The film wisely takes its time meandering through the jangly dynamics of these rough and tumble characters, reveling in their idiosyncrasies as they try to figure out who they are, what they want, and how they’re going to get there. Ray is initially off-putting, trying too hard to worm his way into Scott’s house and good graces. And it’s not clear if Ray is a good guy or a bad guy; is he taking Scott’s mom for a ride or a just a decent guy who’s made mistakes and is also trying to find his way with his own two kids after a collapsed marriage? Davidson’s scenes with these two adorable children, Harold and Kelly (Luke David Blumm and Alexis Rae Forlenza) as he walks them to school are priceless. Scott relates to them as both child and parent, and we have yet another lens through which to watch him as he might see himself in the future.

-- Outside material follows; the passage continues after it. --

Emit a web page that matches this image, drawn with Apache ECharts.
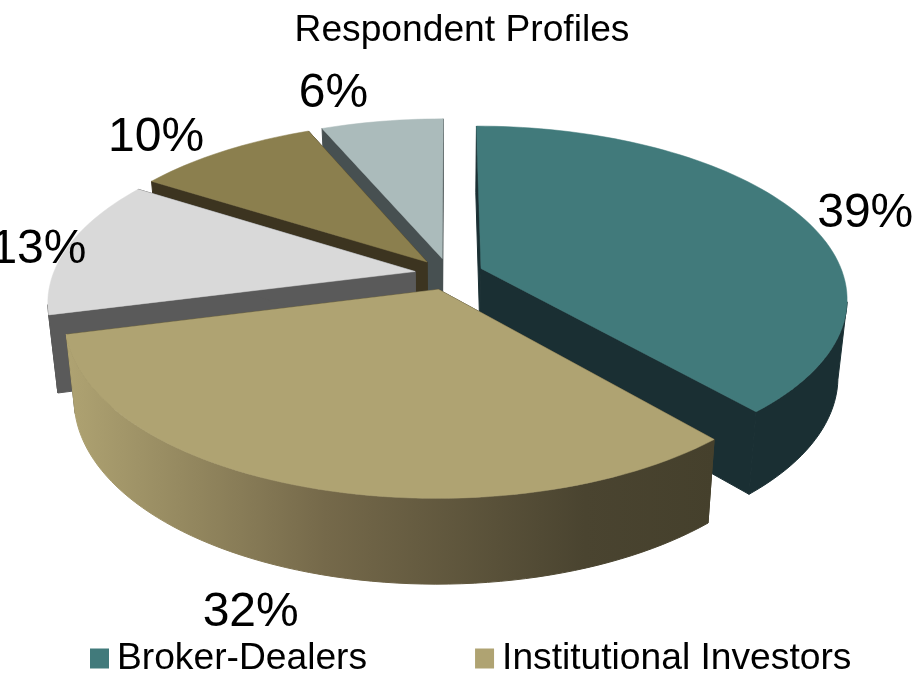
<!DOCTYPE html>
<html>
<head>
<meta charset="utf-8">
<title>Respondent Profiles</title>
<script src="https://cdn.jsdelivr.net/npm/echarts@6/dist/echarts.min.js"></script>
<style>
  html, body { margin: 0; padding: 0; background: #fff; }
  #chart { width: 914px; height: 678px; }
</style>
</head>
<body>
<div id="chart"></div>
<script>
// only two of the five categories are named in the legend of the picture
const categories = ['Broker-Dealers', 'Institutional Investors', 'Group 3', 'Group 4', 'Group 5']
// the labels show them rounded
const shares = [38.6, 32.4, 13, 9.6, 6.4]
const legendNames = ['Broker-Dealers', 'Institutional Investors']

const topColors = ['#417A7B', '#AFA372', '#D9D9D9', '#8B7F4E', '#ABBBBB']
const sideColors = ['#1A2F33', '#45402C', '#5A5A5A', '#3C3420', '#475051']
// back to front, so the nearer slices cover the farther ones
const drawOrder = [4, 3, 2, 0, 1]
// label offset from the rim point in the middle of each slice
const labelNudge = [[67.5, 0], [-55.5, 126], [-30, 4], [-68, -13], [-48.5, -28]]

const FONT = '"Liberation Sans", Arial, sans-serif'
const pie = { cx: 449, cy: 274, rx: 362, ry: 168, persp: 0.168, explode: 0.095, bottomScale: 0.977 }

const total = shares.reduce((a, b) => a + b, 0)

// position on the disc -> pixel on the top face
function project(u, v) {
  const s = 1 / (1 - pie.persp * v)
  return [pie.cx + pie.rx * u * s, pie.cy + pie.ry * v * s]
}

// same position, on the bottom face
function projectBottom(u, v) {
  const p = project(u, v)
  return [pie.cx + (p[0] - pie.cx) * pie.bottomScale, p[1] + 76 + 9 * v]
}

function sliceRange(index) {
  let before = 0
  for (let i = 0; i < index; i++) before += shares[i]
  return [(before / total) * Math.PI * 2, ((before + shares[index]) / total) * Math.PI * 2]
}

function renderSlice(params, api) {
  const index = api.value(0)
  const [a0, a1] = sliceRange(index)
  const mid = (a0 + a1) / 2
  const ox = Math.sin(mid) * pie.explode
  const oy = -Math.cos(mid) * pie.explode

  const rim = []
  const steps = Math.ceil((a1 - a0) / 0.03)
  for (let i = 0; i <= steps; i++) {
    const a = a0 + ((a1 - a0) * i) / steps
    rim.push([Math.sin(a) + ox, -Math.cos(a) + oy])
  }
  const first = rim[0]
  const last = rim[rim.length - 1]

  // stroke in the fill colour closes the seam between neighbouring faces
  const face = (points, fill, lineWidth) => ({
    type: 'polygon',
    shape: { points },
    style: { fill, stroke: fill, lineWidth }
  })

  const wall = (p) => [
    project(ox, oy),
    project(p[0], p[1]),
    projectBottom(p[0], p[1]),
    projectBottom(ox, oy)
  ]

  // outer wall: only the part facing the viewer. with perspective the widest
  // point of the rim sits a bit in front of the middle, about persp further on
  const front = rim.filter((p) => p[1] - oy >= pie.persp)
  const topFront = front.map((p) => project(p[0], p[1]))
  const bottomFront = front.map((p) => projectBottom(p[0], p[1]))
  const xs = topFront.concat(bottomFront).map((p) => p[0])

  // the front slice has a shaded outer wall, the others are flat
  const outerFill =
    index === 1
      ? new echarts.graphic.LinearGradient(
          Math.min(...xs),
          0,
          Math.max(...xs),
          0,
          [
            { offset: 0, color: '#AFA372' },
            { offset: 0.4, color: '#75694A' },
            { offset: 0.8, color: '#4A4430' },
            { offset: 1, color: '#45402C' }
          ],
          true
        )
      : sideColors[index]

  const top = [project(ox, oy)].concat(rim.map((p) => project(p[0], p[1])))
  const rimMid = project(Math.sin(mid) + ox, -Math.cos(mid) + oy)
  const nudge = labelNudge[index]

  const children = [face(wall(first), sideColors[index], 1), face(wall(last), sideColors[index], 1)]
  if (front.length > 1) {
    children.push(face(topFront.concat(bottomFront.reverse()), outerFill, 1))
  }
  children.push(face(top, topColors[index], 0.5), {
    type: 'text',
    style: {
      text: Math.round(shares[index]) + '%',
      x: rimMid[0] + nudge[0],
      y: rimMid[1] + nudge[1],
      align: 'center',
      verticalAlign: 'middle',
      fill: '#000',
      font: '48px ' + FONT
    },
    z2: 10
  })

  return { type: 'group', children }
}

const chart = echarts.init(document.getElementById('chart'))
chart.setOption({
  animation: false,
  title: {
    text: 'Respondent Profiles',
    left: 457,
    textAlign: 'center',
    top: 7,
    textStyle: { fontFamily: FONT, fontWeight: 'normal', fontSize: 37.2, color: '#000' }
  },
  legend: {
    data: legendNames,
    left: 85,
    top: 635,
    icon: 'rect',
    itemWidth: 19,
    itemHeight: 20,
    itemGap: 108,
    selectedMode: false,
    textStyle: { fontFamily: FONT, fontSize: 37.2, color: '#000', padding: [6, 0, 0, 3] }
  },
  series: drawOrder.map((index) => ({
    type: 'custom',
    name: categories[index],
    coordinateSystem: 'none',
    silent: true,
    itemStyle: { color: topColors[index] },
    data: [[index]],
    renderItem: renderSlice
  }))
})
</script>
</body>
</html>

Apatow’s raunchy humor often makes me squirm. But here, he tenderizes his comedic chops, with a good deal of insight and even grace, holding these characters loosely and lovingly in his sights. Their humanity comes rippling through their surface quirks and shortcomings, fistfights, embarrassing outbursts, mad dreams, and crazy schemes. He does very well by Pete Davidson who absolutely holds the screen with his sweetness and sarcasm, and we hold our breath as he skirts life’s dangers: taunting a burly biker in a tattoo shop, participating in an hilariously inept holdup, or suddenly daring to feel what he really feels when Kelsey, the girl who’s loved him all his life, goes on with hers. Bel Powley is charming in this role, open and imperturbable in the face of Scott’s immaturity. And I love her goal in life: to come back home to Staten Island, after earning a degree in Manhattan, and make it as cool as Brooklyn. So will Scott come home to himself? Whatever happens, the film’s a winner, and Pete Davidson has done himself and his father proud. THE KING OF STATEN ISLAND is dedicated to his dad, Scott Davidson, whose name Pete has claimed for his character in the film.